How to Identify High Potential Employees

However, 98% of the companies studied said that they do purposefully identify high potential workers. While organizations have different definitions of this select group of workers, the broad definition is that these are workers who consistently and significantly perform better than their peers in completing the same tasks even when they are done in different settings. Furthermore, these workers are often conscious of the brand or business they represent and their behavior is always exemplary. High potential employees show a strong capacity for growth and success and therefore climb the rungs to higher positions faster.

What to Look For

As a business owner or manager, the following are some specific traits to look for when identifying high potential employees:

a) Drive

There are those who turn up at work to do what they need to do mainly for the paycheck. Then, there is that driven employee who will want to do more than the minimum; they work late and start earlier, have no problem working on the weekend or taking work home with them. They have the drive to do more and do it to the best of their ability.
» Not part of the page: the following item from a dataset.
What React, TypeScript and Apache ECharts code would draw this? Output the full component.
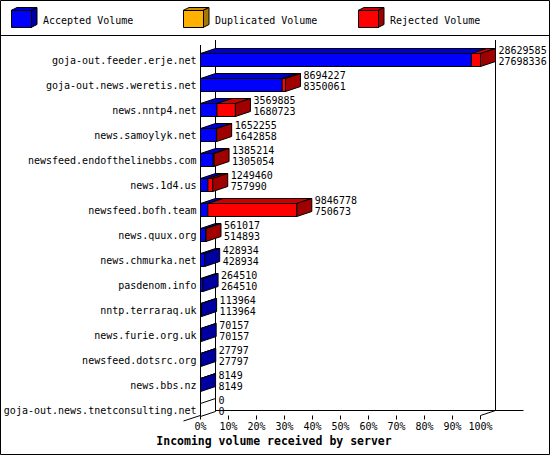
import React, { useEffect, useRef } from 'react';
import * as echarts from 'echarts';

const categories = [
  'goja-out.feeder.erje.net',
  'goja-out.news.weretis.net',
  'news.nntp4.net',
  'news.samoylyk.net',
  'newsfeed.endofthelinebbs.com',
  'news.1d4.us',
  'newsfeed.bofh.team',
  'news.quux.org',
  'news.chmurka.net',
  'pasdenom.info',
  'nntp.terraraq.uk',
  'news.furie.org.uk',
  'newsfeed.dotsrc.org',
  'news.bbs.nz',
  'goja-out.news.tnetconsulting.net',
];
const offered = [28629585, 8694227, 3569885, 1652255, 1385214, 1249460, 9846778, 561017, 428934, 264510, 113964, 70157, 27797, 8149, 0];
const accepted = [27698336, 8350061, 1680723, 1642858, 1305054, 757990, 750673, 514893, 428934, 264510, 113964, 70157, 27797, 8149, 0];
const duplicated = [0, 0, 0, 0, 0, 0, 0, 0, 0, 0, 0, 0, 0, 0, 0];
const rejected = [931249, 344166, 1889162, 9397, 80160, 491470, 9096105, 46124, 0, 0, 0, 0, 0, 0, 0];

const legendNames = ['Accepted Volume', 'Duplicated Volume', 'Rejected Volume'];
const axisTitle = 'Incoming volume received by server';

const COLORS = [
  { front: '#0000ff', top: '#0000cc', side: '#0000a0' },
  { front: '#ffb000', top: '#d09000', side: '#a87800' },
  { front: '#ff0000', top: '#cc0000', side: '#a00000' },
];

const FONT = '10px "DejaVu Sans Mono", "Liberation Mono", monospace';
const DX = 15;
const DY = 5;
const HALF = 6.5;

export default function App() {
  const ref = useRef<HTMLDivElement>(null);

  useEffect(() => {
    if (!ref.current) return;
    const chart = echarts.init(ref.current, undefined, { renderer: 'svg' });
    const maxOffered = Math.max(...offered);
    const pct = (v: number) => (v / maxOffered) * 100;
    const data = categories.map((_, i) => [
      i,
      pct(accepted[i]),
      pct(duplicated[i]),
      pct(rejected[i]),
      offered[i],
      accepted[i],
    ]);
    const last = categories.length - 1;

    const txt = (text: string, x: number, y: number, extra: any = {}) => ({
      type: 'text',
      style: {
        text,
        x,
        y,
        font: FONT,
        fill: '#000',
        textAlign: 'left',
        align: 'left',
        textVerticalAlign: 'middle',
        verticalAlign: 'middle',
        ...extra,
      },
    });

    const legendX = [11, 183, 358];
    const legendGraphics: any[] = [];
    legendNames.forEach((name, k) => {
      const x = legendX[k];
      const c = COLORS[k];
      legendGraphics.push({
        type: 'polygon',
        shape: { points: [[x, 10.5], [x + 20, 10.5], [x + 26, 7.5], [x + 6, 7.5]] },
        style: { fill: c.top, stroke: '#000', lineWidth: 1 },
      });
      legendGraphics.push({
        type: 'polygon',
        shape: { points: [[x + 20, 10.5], [x + 26, 7.5], [x + 26, 24.5], [x + 20, 27.5]] },
        style: { fill: c.side, stroke: '#000', lineWidth: 1 },
      });
      legendGraphics.push({
        type: 'rect',
        shape: { x: x + 0.5, y: 10.5, width: 20, height: 17 },
        style: { fill: c.front, stroke: '#000', lineWidth: 1 },
      });
      legendGraphics.push(txt(name, x + 32, 20));
    });

    const option: any = {
      animation: false,
      backgroundColor: '#fff',
      grid: { left: 200.5, width: 280, top: 47.5, height: 375 },
      xAxis: {
        type: 'value',
        min: 0,
        max: 100,
        interval: 10,
        offset: -7,
        axisLine: { show: false },
        axisTick: { show: true, length: 4, lineStyle: { color: '#000', width: 1 } },
        splitLine: { show: false },
        axisLabel: {
          formatter: '{value}%',
          color: '#000',
          fontFamily: '"DejaVu Sans Mono", monospace',
          fontSize: 10,
          margin: 6,
        },
      },
      yAxis: {
        type: 'category',
        inverse: true,
        data: categories,
        axisLine: { show: false },
        axisTick: { show: false },
        splitLine: { show: false },
        axisLabel: {
          color: '#000',
          fontFamily: '"DejaVu Sans Mono", monospace',
          fontSize: 10,
          margin: 4,
        },
      },
      graphic: [
        {
          type: 'rect',
          shape: { x: 0.5, y: 0.5, width: 549, height: 454 },
          style: { fill: 'none', stroke: '#000', lineWidth: 1 },
          z: 100,
        },
        {
          type: 'line',
          shape: { x1: 0, y1: 35.5, x2: 550, y2: 35.5 },
          style: { stroke: '#000', lineWidth: 1 },
        },
        ...legendGraphics,
        {
          type: 'text',
          style: {
            text: axisTitle,
            x: 274,
            y: 441,
            font: 'bold 11.5px "DejaVu Sans Mono", monospace',
            fill: '#000',
            textAlign: 'center',
            align: 'center',
            textVerticalAlign: 'middle',
            verticalAlign: 'middle',
          },
        },
      ],
      series: [
        {
          type: 'custom',
          clip: false,
          z: 1,
          data: [[0]],
          renderItem: (params: any, api: any) => {
            const [x0, c0] = api.coord([0, 0]);
            const x1 = api.coord([100, 0])[0];
            const cl = api.coord([0, last])[1];
            const yT = c0 - 15;
            const yB = cl + 5.5;
            const ln = (a: number, b: number, c: number, d: number) => ({
              type: 'line',
              shape: { x1: a, y1: b, x2: c, y2: d },
              style: { stroke: '#000', lineWidth: 1 },
            });
            return {
              type: 'group',
              children: [
                ln(x0, yT, x0, yB),
                ln(x0 + DX, yT - DY, x0 + DX, yB - DY),
                ln(x1 + DX, yT - DY, x1 + DX, yB - DY),
                ln(x0 + DX, yB - DY, x1 + DX + 28, yB - DY),
                ln(x0 - DX - 2, yB + DY + 0.5, x0 + DX, yB - DY),
                ln(x1, yB, x1 + DX, yB - DY),
              ],
            };
          },
        },
        {
          type: 'custom',
          clip: false,
          z: 2,
          data,
          encode: { x: [1, 2, 3], y: 0 },
          renderItem: (params: any, api: any) => {
            const i = api.value(0);
            const vals = [api.value(1), api.value(2), api.value(3)];
            const [x0, cy] = api.coord([0, i]);
            const children: any[] = [];
            let start = 0;
            let xs = x0;
            let sideColor = '#fff';
            vals.forEach((v: number, k: number) => {
              const end = start + v;
              const xe = api.coord([end, i])[0];
              if (v > 0) {
                const c = COLORS[k];
                children.push({
                  type: 'polygon',
                  shape: { points: [[xs, cy - HALF], [xe, cy - HALF], [xe + DX, cy - HALF - DY], [xs + DX, cy - HALF - DY]] },
                  style: { fill: c.top, stroke: '#000', lineWidth: 1 },
                });
                children.push({
                  type: 'rect',
                  shape: { x: xs, y: cy - HALF, width: xe - xs, height: 2 * HALF },
                  style: { fill: c.front, stroke: '#000', lineWidth: 1 },
                });
                sideColor = c.side;
              }
              start = end;
              xs = xe;
            });
            children.push({
              type: 'polygon',
              shape: { points: [[xs, cy - HALF], [xs + DX, cy - HALF - DY], [xs + DX, cy + HALF - DY], [xs, cy + HALF]] },
              style: { fill: sideColor, stroke: '#000', lineWidth: 1 },
            });
            children.push(txt(String(api.value(4)), xs + DX + 3, cy - 9.5));
            children.push(txt(String(api.value(5)), xs + DX + 3, cy + 1.5));
            return { type: 'group', children };
          },
        },
      ],
    };
    chart.setOption(option);
    return () => chart.dispose();
  }, []);

  return (
    <div
      ref={ref}
      style={{ position: 'absolute', left: 0, top: 0, width: 550, height: 455, background: '#fff' }}
    />
  );
}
b) Catalytic Learning Capability

High potential workers have what human resources experts refer to as a catalytic learning capability. Catalytic learning capability is the capacity to come up with new ideas rather than just work with existing methods or systems. When they are taught something, these employees also have the cognitive capability to absorb what they are taught. Additionally, those with this skill can take what they have learned and use it to make business operations more efficient, more profitable or faster.

c) Born Entrepreneurs

High potential workers are trailblazers. They don't have comfort zones when it comes to their job. They are always looking for and coming up with solutions that completely revolutionize the way things are done. These employees are willing to take risks to discover or explore potential solutions and opportunities.

d) Dynamic Sensors

This select group of workers has dynamic sensors that give them the ability to analyze and understand the risks associated with new ideas and possibilities. When an employee has a lot of potential, she has a sort of intuition that gives her the ability to completely grasp ideas. It seems that workers like this just have a knack for being at the right place at the right time.

Tomorrow's Great Leaders

Identifying high potential employees is important and coming up with ways to develop their ability is even more important. They are the ones who make the impossible possible and the undoable a reality. Pay attention to the ones in your organization; they are the ones who will turn things around completely with ground-breaking ideas.